I'm not holding my breath, though. And, before I go, one final word on self-esteem. There is a way in which those of us who lack privilege can make our self-esteem stronger than that of the privileged. Most privileged people derive their self-esteem from their position in the hierarchy, from being 'top of the heap.' This is not a very strong basis on which to build your self-esteem, and that's why, as in the Baumeister paper I linked to above, it basically crumbles and leads to EPIC FAIL when it encounters an ego threat. If you lack privilege on one axis of the kyriarchy but have it on another, you could follow the 'kiss up, kick down' strategy of picking on groups below you, but this still leads to the same weakness: as soon as you encounter ego threat, you'll fuck up. Or, you could do the smart thing, and base your self-esteem not on your hierarchical position, but on your achievements. Doing this means you have a firmer, more realistic basis on which to build your self-confidence, which gives you a better chance of handling ego-threat scenarios. Privileged people don't like to do this because it's hard work and, hey, why bother when you can just sneer at the outcasts? But it pays dividends when the chips are down. And it's one way in which people who lack privilege have a head-start, because if you base your self-esteem on achievements rather than position, by negotiating the daily challenges of a world which tries to disadvantage you in a million different ways, you've already achieved something great.

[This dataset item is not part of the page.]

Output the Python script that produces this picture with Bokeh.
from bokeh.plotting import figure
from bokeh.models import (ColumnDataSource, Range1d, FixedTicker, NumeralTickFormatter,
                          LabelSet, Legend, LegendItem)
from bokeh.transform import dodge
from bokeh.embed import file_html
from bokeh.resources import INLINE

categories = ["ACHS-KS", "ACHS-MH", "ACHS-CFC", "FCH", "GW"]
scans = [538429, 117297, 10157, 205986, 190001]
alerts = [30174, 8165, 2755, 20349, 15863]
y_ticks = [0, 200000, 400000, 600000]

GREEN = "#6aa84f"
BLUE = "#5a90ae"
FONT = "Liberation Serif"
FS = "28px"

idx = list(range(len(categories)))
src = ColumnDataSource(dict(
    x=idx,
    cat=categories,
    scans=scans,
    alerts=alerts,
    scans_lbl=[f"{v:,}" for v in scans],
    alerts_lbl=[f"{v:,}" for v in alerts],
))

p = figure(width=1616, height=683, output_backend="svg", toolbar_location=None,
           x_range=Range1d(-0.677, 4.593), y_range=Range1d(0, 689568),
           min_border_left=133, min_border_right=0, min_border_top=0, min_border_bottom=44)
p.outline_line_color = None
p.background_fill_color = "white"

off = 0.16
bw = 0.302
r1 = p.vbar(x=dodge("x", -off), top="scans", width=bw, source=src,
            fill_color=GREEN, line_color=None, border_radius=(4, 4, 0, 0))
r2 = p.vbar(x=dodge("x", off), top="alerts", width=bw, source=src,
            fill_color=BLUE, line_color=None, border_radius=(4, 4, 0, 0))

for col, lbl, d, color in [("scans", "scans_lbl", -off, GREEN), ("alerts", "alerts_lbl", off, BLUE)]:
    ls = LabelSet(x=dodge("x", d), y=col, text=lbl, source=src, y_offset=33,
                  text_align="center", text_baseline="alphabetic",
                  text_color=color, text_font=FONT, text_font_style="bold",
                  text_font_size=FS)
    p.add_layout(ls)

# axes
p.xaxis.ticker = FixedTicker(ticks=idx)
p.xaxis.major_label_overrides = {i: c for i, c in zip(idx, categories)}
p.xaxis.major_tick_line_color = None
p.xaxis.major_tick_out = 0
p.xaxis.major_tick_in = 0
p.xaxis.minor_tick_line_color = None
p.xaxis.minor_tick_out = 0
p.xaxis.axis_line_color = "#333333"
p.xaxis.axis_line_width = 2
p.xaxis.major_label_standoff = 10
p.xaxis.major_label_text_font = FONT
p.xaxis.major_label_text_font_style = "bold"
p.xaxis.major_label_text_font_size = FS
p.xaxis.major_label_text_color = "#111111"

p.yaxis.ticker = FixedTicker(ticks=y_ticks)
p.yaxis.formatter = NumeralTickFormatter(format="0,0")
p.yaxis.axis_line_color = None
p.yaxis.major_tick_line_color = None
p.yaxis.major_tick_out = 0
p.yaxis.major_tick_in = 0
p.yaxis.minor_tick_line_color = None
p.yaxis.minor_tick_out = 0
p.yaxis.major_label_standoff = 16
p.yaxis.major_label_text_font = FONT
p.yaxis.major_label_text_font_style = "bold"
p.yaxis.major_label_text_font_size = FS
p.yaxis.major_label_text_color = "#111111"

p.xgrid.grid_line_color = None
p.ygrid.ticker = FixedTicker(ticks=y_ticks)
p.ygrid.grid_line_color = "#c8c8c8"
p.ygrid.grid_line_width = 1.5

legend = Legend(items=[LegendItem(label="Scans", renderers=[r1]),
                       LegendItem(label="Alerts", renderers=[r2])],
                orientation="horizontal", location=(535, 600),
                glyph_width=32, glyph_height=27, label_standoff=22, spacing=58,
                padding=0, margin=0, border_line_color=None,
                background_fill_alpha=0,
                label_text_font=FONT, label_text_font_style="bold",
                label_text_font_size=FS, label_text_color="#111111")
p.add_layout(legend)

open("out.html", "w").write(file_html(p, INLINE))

And, in facing a world which rewards privilege and marginalises those who lack it, it's important to keep your self-confidence up as an act of resistance to the kyriarchy. And if you are privileged, then you could maybe stop repeating your affirmations into the mirror and listen to the quiet, freakish people in the corner of the office for a change. They might have some ideas of a little more relevance to your business than what England need to do to win the world cup, or what you'd like to do to Cheryl Cole now she's single again. To sum it up: for the marginalised, self-esteem management is self-defence; for the privileged, self-aggrandisation is self-abuse. And we all know what happens when you do too much of that.